User runs swdt cluster create --config my-awesome-cluster.yaml


The swdt takes over the nodes and does what is necessary
to create control plane and join worker node(s):

optimises system level configuration: disables swap, loads kernel modules,
enables iptables features, disables Windows Firewall
edits hosts files for hostname-based node-to-node communication
installs containerd or other CRI specified by user's configuration and supported by SWDT
installs CNI specified by user's configuration and supported by SWDT
installs Kubernetes
runs tests

Of course, software components like containerd and Kubernetes can be specified as
"build this from source from this tag for me, please", then.

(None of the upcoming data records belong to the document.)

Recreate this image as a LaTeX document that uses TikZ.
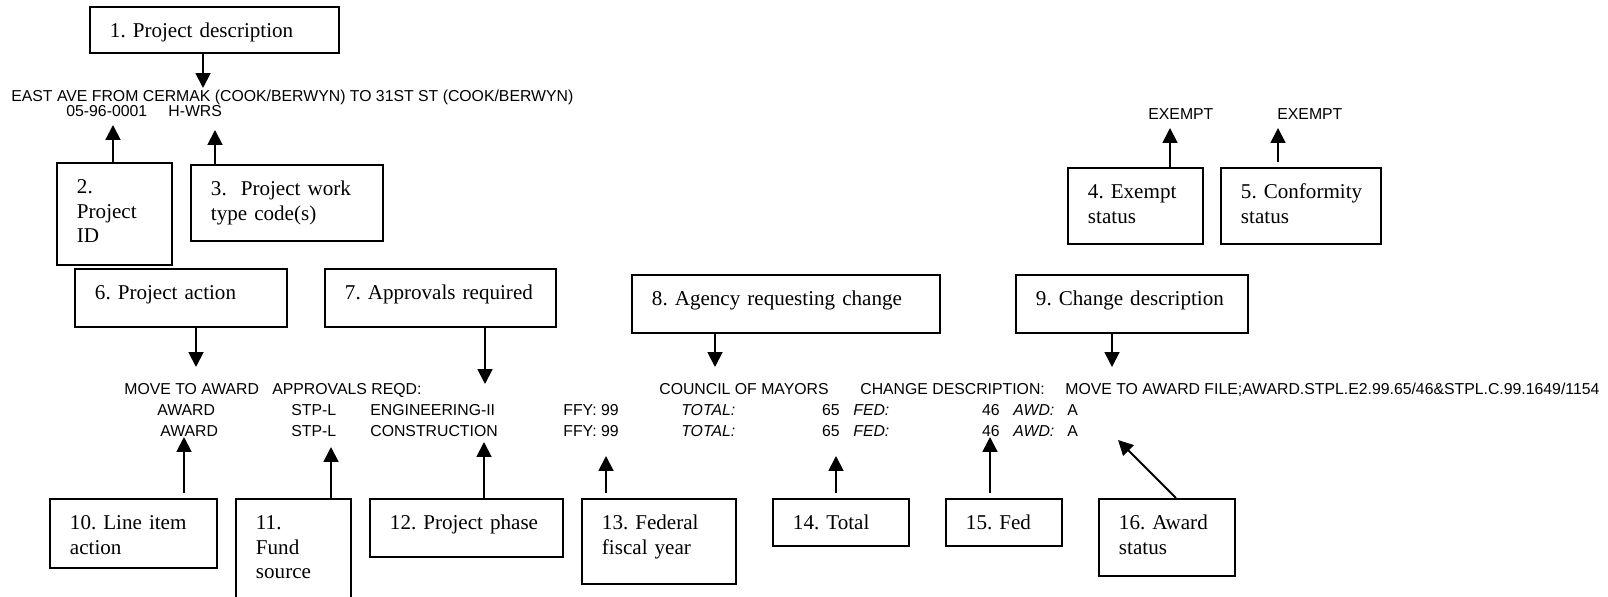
\documentclass[tikz,border=0pt]{standalone}
\usepackage{fontspec}
\setmainfont{Liberation Serif}
\newfontfamily\sansfont{Liberation Sans}
\usetikzlibrary{arrows.meta}
\newcommand{\pxl}{0.02cm}
\frenchspacing
\hyphenpenalty=10000
\tikzset{
  >={Triangle[length=8.5pt,width=8.5pt]},
  rect/.style={draw,line width=1.1pt,shape=rectangle,anchor=north west,align=left,inner xsep=20*\pxl,inner ysep=0pt,text height=30.5*\pxl,font=\fontsize{12}{14}\selectfont},
  boxsize/.style 2 args={text width=(#1-40)*\pxl,text depth=(#2-30.5)*\pxl},
  txt/.style={anchor=base west,inner sep=0pt,font=\sansfont\fontsize{9}{11}\selectfont},
  num/.style={txt,anchor=base east},
  line/.style={draw,->,line width=1.1pt},
  gap/.style={shorten <=2.8pt},
}

\begin{document}
\begin{tikzpicture}[x=\pxl,y=-\pxl]
  \useasboundingbox (0,0) rectangle (1608,597);
  \node (b1) [rect,boxsize={249}{46}] at (89,6) {1. Project description};
  \node (b2) [rect,boxsize={115}{102}] at (56,162) {2.\\Project\\ID};
  \node (b3) [rect,boxsize={192}{76}] at (190,164) {3.~~Project work\\type code(s)};
  \node (b4) [rect,boxsize={135}{76}] at (1067,167) {4.~Exempt\\status};
  \node (b5) [rect,boxsize={160}{76}] at (1220,167) {5.~Conformity\\status};
  \node (b6) [rect,boxsize={212}{58}] at (74,268) {6. Project action};
  \node (b7) [rect,boxsize={231}{58}] at (324,268) {7.~Approvals~required};
  \node (b8) [rect,boxsize={308}{58}] at (631,274) {8. Agency requesting change};
  \node (b9) [rect,boxsize={232}{58}] at (1015,274) {9. Change description};
  \node (b10) [rect,boxsize={167}{69}] at (49,498) {10. Line item\\action};
  \node (b11) [rect,boxsize={115}{99}] at (235,498) {11.\\Fund\\source};
  \node (b12) [rect,boxsize={193}{58}] at (369,498) {12. Project phase};
  \node (b13) [rect,boxsize={154}{85}] at (581,498) {13. Federal\\fiscal year};
  \node (b14) [rect,boxsize={136}{47}] at (772,498) {14. Total};
  \node (b15) [rect,boxsize={116}{47}] at (945,498) {15. Fed};
  \node (b16) [rect,boxsize={136}{77}] at (1098,498) {16. Award\\status};

  \node (desc) [txt] at (11,102) {EAST AVE FROM CERMAK (COOK/BERWYN) TO 31ST ST (COOK/BERWYN)};
  \node (pid) [txt] at (66,117) {05-96-0001};
  \node (wtype) [txt] at (168,117) {H-WRS};
  \node (exempt) [txt] at (1148,120) {EXEMPT};
  \node (conform) [txt] at (1277,120) {EXEMPT};

  \node (action) [txt] at (124,395) {MOVE TO AWARD};
  \node (approvals) [txt] at (272,395) {APPROVALS REQD:};
  \node (agency) [txt] at (659,395) {COUNCIL OF MAYORS};
  \node (changehd) [txt] at (860,395) {CHANGE DESCRIPTION:};
  \node (change) [txt] at (1065,395) {MOVE TO AWARD FILE;AWARD.STPL.E2.99.65/46\&STPL.C.99.1649/1154};

  \node (lia) [txt] at (157,416) {AWARD};
  \node (fsa) [txt] at (291,416) {STP-L};
  \node (pha) [txt] at (370,416) {ENGINEERING-II};
  \node (ffya) [txt] at (563,416) {FFY: 99};
  \node (tota) [txt] at (681,416) {\itshape TOTAL:};
  \node (totva) [num] at (840,416) {65};
  \node (feda) [txt] at (853,416) {\itshape FED:};
  \node (fedva) [num] at (1000,416) {46};
  \node (awda) [txt] at (1013,416) {\itshape AWD:};
  \node (awdva) [txt] at (1067,416) {A};

  \node (lib) [txt] at (160,437) {AWARD};
  \node (fsb) [txt] at (291,437) {STP-L};
  \node (phb) [txt] at (370,437) {CONSTRUCTION};
  \node (ffyb) [txt] at (563,437) {FFY: 99};
  \node (totb) [txt] at (681,437) {\itshape TOTAL:};
  \node (totvb) [num] at (840,437) {65};
  \node (fedb) [txt] at (853,437) {\itshape FED:};
  \node (fedvb) [num] at (1000,437) {46};
  \node (awdb) [txt] at (1013,437) {\itshape AWD:};
  \node (awdvb) [txt] at (1067,437) {A};

  \coordinate (p1) at (203,88);
  \coordinate (p2) at (113,125);
  \coordinate (p3) at (215,130);
  \coordinate (p4) at (1170,128);
  \coordinate (p5) at (1278,128);
  \coordinate (p6) at (196,367);
  \coordinate (p7) at (485,384);
  \coordinate (p8) at (715,367);
  \coordinate (p9) at (1112,367);
  \coordinate (p10) at (184,437);
  \coordinate (p11) at (331,447);
  \coordinate (p12) at (484,442);
  \coordinate (p13) at (606,456);
  \coordinate (p14) at (836,456);
  \coordinate (p15) at (990,437);
  \coordinate (p16) at (1118,440);

  \path [line] (b1.south -| p1) -- (p1);
  \path [line] (b2.north -| p2) -- (p2);
  \path [line] (b3.north -| p3) -- (p3);
  \path [line] (b4.north -| p4) -- (p4);
  \path [line,gap] (b5.north -| p5) -- (p5);
  \path [line] (b6.south -| p6) -- (p6);
  \path [line] (b7.south -| p7) -- (p7);
  \path [line] (b8.south -| p8) -- (p8);
  \path [line] (b9.south -| p9) -- (p9);
  \path [line,gap] (b10.north -| p10) -- (p10);
  \path [line] (b11.north -| p11) -- (p11);
  \path [line] (b12.north -| p12) -- (p12);
  \path [line,gap] (b13.north -| p13) -- (p13);
  \path [line,gap] (b14.north -| p14) -- (p14);
  \path [line,gap] (b15.north -| p15) -- (p15);
  \path [line] ([xshift=0.18cm]b16.north) -- (p16);
\end{tikzpicture}
\end{document}
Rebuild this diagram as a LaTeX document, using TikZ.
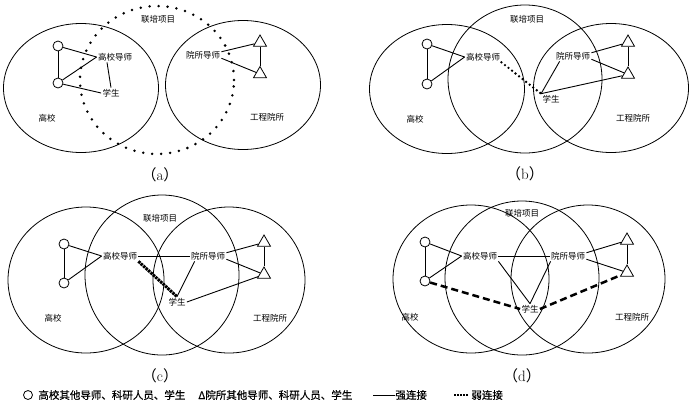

The swdt offers day two commands too:

swdt get kubeconfig --output ./.kubeconfig
swdt get nodes and swdt get pods as convenient shortcuts that do not require host-local .kubeconfig
swdt node stop|start
swdt cluster update --config my-new-node-spec-here.yaml that is adding new things should be supported, but reconfiguring existing setup like network should not


Stretching the dream further, it would be awesome if there was swdt cluster destroy
reverting all the swdt config create changes leaving the VM-s cleaned up.
If we figure a simple usable VM management API, then swdt could use snapshots/checkpoints,
even if it does not provide a complete VM lifecycle management.
The major benefits of the simplified (lean) approach:

Clears up almost all of the current issues discussed above.
Avoids over-engineering SWDT.
Potentially, may even become virtualization-agnostic and, in the step 1. above,
could allow bare metal hosts for nodes - it is all about networking after all.

Summary

The SWDT, as explained above, falls into a category of auxiliary projects,
so it has slim chances to become a rockstar of Kubernetes distributors.
However, there are plenty of reasons to make SWDT a well-designed product,
useful to attack real problems and pleasant to work with and contribute to.
It is important that community involved in SIG-Windows agree upon common
goals and features, so they find SWDT usable for their own tasks.
Otherwise, the project will become deprecated sooner than it is released.